The odds on Boris Johnson becoming leader of the Tory party are on the drift after police were called to the south London flat Johnson shares with his partner by neighbours who heard loud disturbances.
At [1.21], bettors still think Johnson is destined to be voted into number 10 Downing Street by Conservative Party members. But the marginal drift, from [1.11] on Friday, indicates the incident has already had an impact on the contest.
Polling of Tory members by Survation on Saturday showed support for Johnson falling from an 11 point lead to three points behind Jeremy Hunt who's trading at [5.7]. At the same time, a poll asking the public who would make the best PM, had Hunt on 32 and Johnson 29, up four and down seven respectively.
Are Johnson's odds too short?
For the past few years, I have consistently recommended opposing Johnson to be next Tory leader. But in recent weeks, as Johnson has raced ahead of his opponents, winning all four rounds of the leadership contest by considerable margins, I have accepted that the former-Mayor of London will be the UK's next Prime Minister. Johnson will be a dismal PM, and in no sane democracy would he be anywhere near power, but to oppose him at odds-on seemed like wishful thinking.
Was I too hasty? Let's not get carried away, after all Johnson is still comfortably odds-on to win the leadership contest. We should remember too that Tory entryists, who joined the party solely to vote Johnson into office, are unlikely to be put off by the latest development.

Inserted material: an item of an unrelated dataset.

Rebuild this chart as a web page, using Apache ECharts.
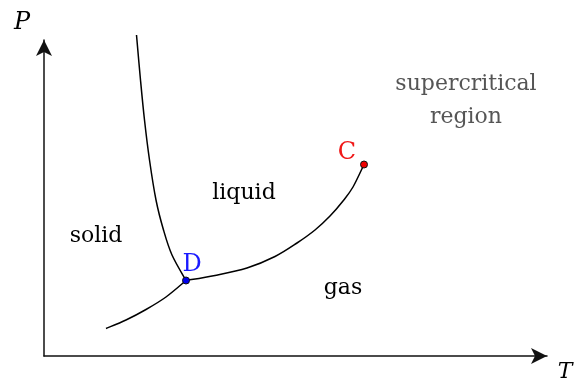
<!DOCTYPE html>
<html>
<head>
    <meta charset="utf-8">
    <title>phase diagram</title>
    <script src="https://cdn.jsdelivr.net/npm/echarts@6/dist/echarts.min.js"></script>
    <style>
        html, body { margin: 0; padding: 0; background: #fff; }
        #main { width: 575px; height: 380px; }
    </style>
</head>
<body>
    <div id="main"></div>
    <script>
    // curves, in axis units
    var meltingCurve = [[92.5, 321], [96.5, 276], [100.5, 236], [105.5, 196], [112, 156],
        [119.5, 126], [128, 101], [142, 75.5]];
    var sublimationCurve = [[62, 27.5], [82, 36], [102, 46.5], [122, 59], [142, 75.5]];
    var vaporCurve = [[142, 75.5], [171, 80.5], [203, 88], [231, 99.5], [253, 113], [271, 126],
        [286, 140], [299, 155], [309, 169], [320, 191.5]];
    var curves = [meltingCurve, sublimationCurve, vaporCurve];

    var triplePoint = [142, 75.5];
    var criticalPoint = [320, 191.5];

    // region labels
    var regionNames = ['solid', 'liquid', 'gas', 'supercritical\nregion'];
    var regionPos = [[52, 119.5], [200, 162.5], [299, 67.5], [422, 255.5]];

    var myChart = echarts.init(document.getElementById('main'));

    var serif = 'DejaVu Serif';

    var regionData = regionNames.map(function (n, i) {
        var d = { name: n, value: regionPos[i] };
        if (i == 3) d.label = { color: '#555' };
        return d;
    });

    // smooth path through the points (catmull-rom -> bezier)
    function renderCurve(params, api) {
        var pts = curves[params.dataIndex].map(function (p) { return api.coord(p); });
        var n = pts.length;
        var d = 'M' + pts[0][0] + ' ' + pts[0][1];
        for (var i = 0; i < n - 1; i++) {
            var p0 = pts[Math.max(i - 1, 0)], p1 = pts[i], p2 = pts[i + 1], p3 = pts[Math.min(i + 2, n - 1)];
            var c1x = p1[0] + (p2[0] - p0[0]) / 6, c1y = p1[1] + (p2[1] - p0[1]) / 6;
            var c2x = p2[0] - (p3[0] - p1[0]) / 6, c2y = p2[1] - (p3[1] - p1[1]) / 6;
            d += ' C' + c1x + ' ' + c1y + ' ' + c2x + ' ' + c2y + ' ' + p2[0] + ' ' + p2[1];
        }
        return {
            type: 'path',
            shape: { pathData: d },
            style: { stroke: '#000', fill: 'none', lineWidth: 1.5 }
        };
    }

    var option = {
        animation: false,
        grid: { left: 44, right: 28, top: 40, bottom: 24 },
        xAxis: {
            type: 'value', min: 0, max: 503,
            axisLine: {
                onZero: false,
                symbol: ['none', 'arrow'], symbolSize: [12, 16],
                lineStyle: { color: '#111', width: 1.5 }
            },
            axisTick: { show: false }, axisLabel: { show: false }, splitLine: { show: false }
        },
        yAxis: {
            type: 'value', min: 0, max: 316,
            axisLine: {
                show: true, onZero: false,
                symbol: ['none', 'arrow'], symbolSize: [12, 16],
                lineStyle: { color: '#111', width: 1.5 }
            },
            axisTick: { show: false }, axisLabel: { show: false }, splitLine: { show: false }
        },
        graphic: [
            { type: 'text', x: 22, y: 23, style: { text: 'P', font: 'italic 24px "DejaVu Serif"', fill: '#000', align: 'center', verticalAlign: 'middle' } },
            { type: 'text', x: 565, y: 372, style: { text: 'T', font: 'italic 22px "DejaVu Serif"', fill: '#000', align: 'center', verticalAlign: 'middle' } }
        ],
        series: [
            {
                type: 'custom',
                silent: true,
                clip: false,
                data: curves.map(function (c) { return c[0]; }),
                renderItem: renderCurve
            },
            {
                type: 'scatter',
                silent: true,
                clip: false,
                data: [
                    { value: triplePoint, name: 'D', itemStyle: { color: '#0000ee' },
                      label: { color: '#1a1aff', offset: [6, 5] } },
                    { value: criticalPoint, name: 'C', itemStyle: { color: '#ee0000' },
                      label: { color: '#f01a1a', offset: [-17, 9] } }
                ],
                symbolSize: 7,
                z: 5,
                itemStyle: { borderColor: '#111', borderWidth: 1, opacity: 1 },
                label: {
                    show: true, position: 'top', formatter: '{b}',
                    fontFamily: serif, fontSize: 24, textBorderWidth: 0, opacity: 1
                }
            },
            {
                type: 'scatter',
                silent: true,
                clip: false,
                symbolSize: 0,
                data: regionData,
                itemStyle: { opacity: 1 },
                label: {
                    show: true, position: 'inside', formatter: '{b}',
                    fontFamily: serif, fontSize: 22, lineHeight: 33,
                    color: '#000', textBorderWidth: 0, opacity: 1
                },
                labelLayout: { hideOverlap: false }
            }
        ]
    };

    myChart.setOption(option);
    window.onresize = myChart.resize;
    </script>
</body>
</html>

That said, they won't be pleased to hear Johnson toning down his Brexit bluster and see no deal out at [3.3].
But the incident at the Camberwell flat, as well as Johnson's failure to address it at a hustings on Saturday, is at the very least a reminder of his capacity for self-destructiveness and suggests he could yet fall foul of “the curse of the favourite” – something that has done for leading candidates in several part leadership contests over the years.
Hunt's unlikely path to victory may be to question Johnson's character and, with a further 15 hustings before Tory members vote in the final ballot, there is plenty of time for the Camberwell controversy to gather momentum. For my money, the contest is now tighter than the odds indicate and a Johnson premiership no longer looks inevitable.

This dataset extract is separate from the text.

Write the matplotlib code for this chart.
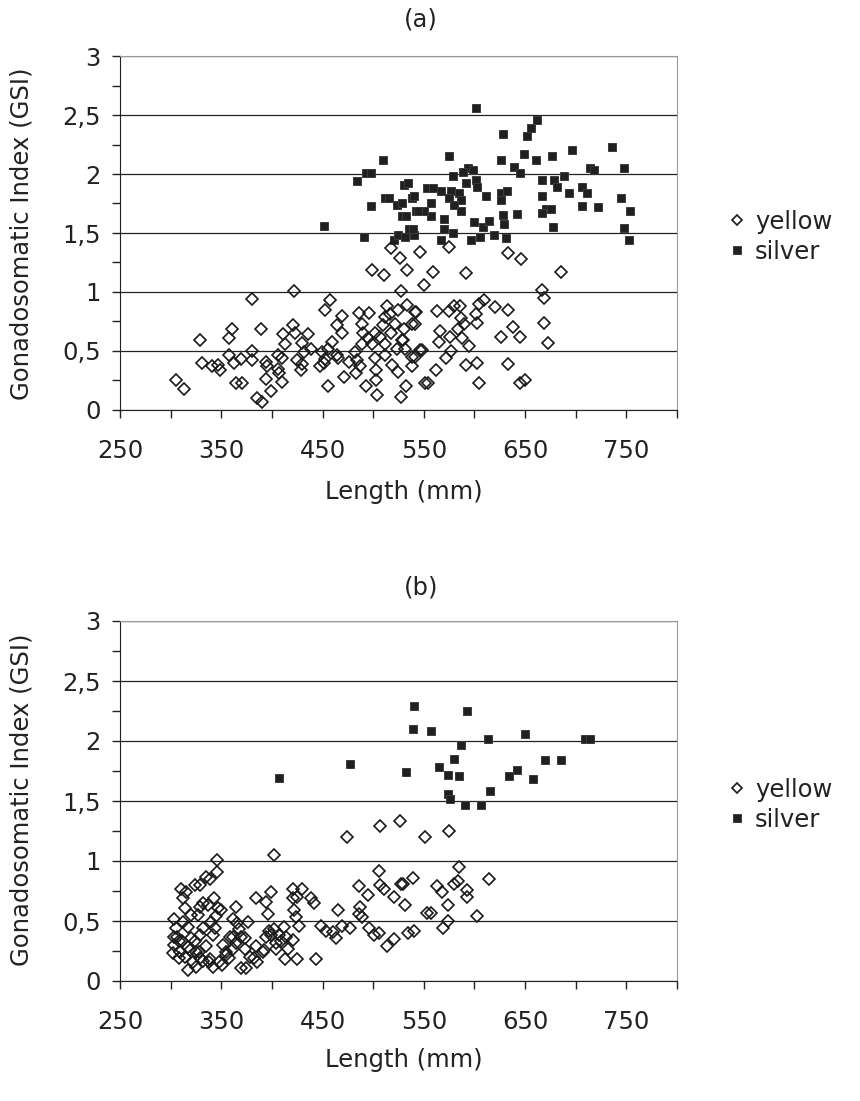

Johnson as PM a boost for SNP?
If Johnson does become PM, his premiership will focus minds north of the border and could prove to be a boon to those who want Scottish independence. The SNP's Angus Robertson has denounced Johnson's credentials in the Westminster parliament but members of his party in Holyrood might welcome it, at least in private.
Polling by Panelbase this week reveals more than half of Scottish voters would vote to leave the UK, especially if Johnson becomes prime minister. If a referendum were held today, the poll shows 51% would vote for independence. However, in a scenario where Johnson becomes PM that figures rises to 53%.

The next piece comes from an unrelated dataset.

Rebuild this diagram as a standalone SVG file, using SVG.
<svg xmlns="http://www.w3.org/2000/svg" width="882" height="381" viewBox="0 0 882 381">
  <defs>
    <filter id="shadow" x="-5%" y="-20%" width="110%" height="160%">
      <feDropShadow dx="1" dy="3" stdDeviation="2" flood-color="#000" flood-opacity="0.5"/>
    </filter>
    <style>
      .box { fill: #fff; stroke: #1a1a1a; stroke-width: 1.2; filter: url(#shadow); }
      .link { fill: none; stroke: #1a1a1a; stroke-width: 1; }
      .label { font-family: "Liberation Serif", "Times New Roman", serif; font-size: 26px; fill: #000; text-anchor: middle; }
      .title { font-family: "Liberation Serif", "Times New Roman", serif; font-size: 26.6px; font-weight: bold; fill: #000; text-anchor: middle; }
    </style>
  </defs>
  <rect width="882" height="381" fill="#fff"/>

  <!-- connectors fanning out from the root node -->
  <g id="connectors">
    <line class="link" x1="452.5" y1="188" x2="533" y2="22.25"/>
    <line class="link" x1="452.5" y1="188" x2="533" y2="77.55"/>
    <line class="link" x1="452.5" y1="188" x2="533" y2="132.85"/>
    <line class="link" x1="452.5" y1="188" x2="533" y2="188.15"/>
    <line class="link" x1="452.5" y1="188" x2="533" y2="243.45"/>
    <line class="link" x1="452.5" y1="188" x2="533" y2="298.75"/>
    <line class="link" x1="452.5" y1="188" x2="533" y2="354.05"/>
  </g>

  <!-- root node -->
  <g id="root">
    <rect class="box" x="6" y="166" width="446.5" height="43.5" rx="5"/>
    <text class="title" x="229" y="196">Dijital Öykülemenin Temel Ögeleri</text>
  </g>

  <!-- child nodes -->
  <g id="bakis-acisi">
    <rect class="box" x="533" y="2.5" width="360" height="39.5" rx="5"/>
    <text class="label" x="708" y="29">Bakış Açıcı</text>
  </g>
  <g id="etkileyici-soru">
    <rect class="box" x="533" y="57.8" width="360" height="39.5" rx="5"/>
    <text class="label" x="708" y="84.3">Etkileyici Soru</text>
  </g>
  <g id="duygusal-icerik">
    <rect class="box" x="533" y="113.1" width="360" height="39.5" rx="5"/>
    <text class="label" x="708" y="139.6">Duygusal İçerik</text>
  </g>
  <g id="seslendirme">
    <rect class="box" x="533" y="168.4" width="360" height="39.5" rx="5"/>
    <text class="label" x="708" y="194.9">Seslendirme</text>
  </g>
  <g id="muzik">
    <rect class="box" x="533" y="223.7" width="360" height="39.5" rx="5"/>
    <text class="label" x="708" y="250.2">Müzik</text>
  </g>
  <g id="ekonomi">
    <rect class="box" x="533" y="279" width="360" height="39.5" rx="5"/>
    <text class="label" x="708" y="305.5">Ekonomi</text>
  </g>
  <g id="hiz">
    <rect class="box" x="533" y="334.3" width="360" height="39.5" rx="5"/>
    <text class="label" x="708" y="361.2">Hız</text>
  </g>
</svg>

Johnson's approval rating in Scotland is -37, although the Tories' electoral prospects there are boosted by Scottish Conservatives leader Ruth Davidson's approval rating of -1. First Minister Nicola Sturgeon's rating is neutral.
On Betfair Sportsbook, it's even odds on Scots voting for independence if and when another referendum on the matter is held. Getting a referendum approved by Downing Street, when the UK government knows it could cost them the union, will be more difficult than it was with the complacent David Cameron in charge.
Mind you, one of the most shocking moments of this week came when Brexit-obsession hit new heights in the Tory party – a poll showing 63% of members would sacrifice the union if it helped the UK leave the EU.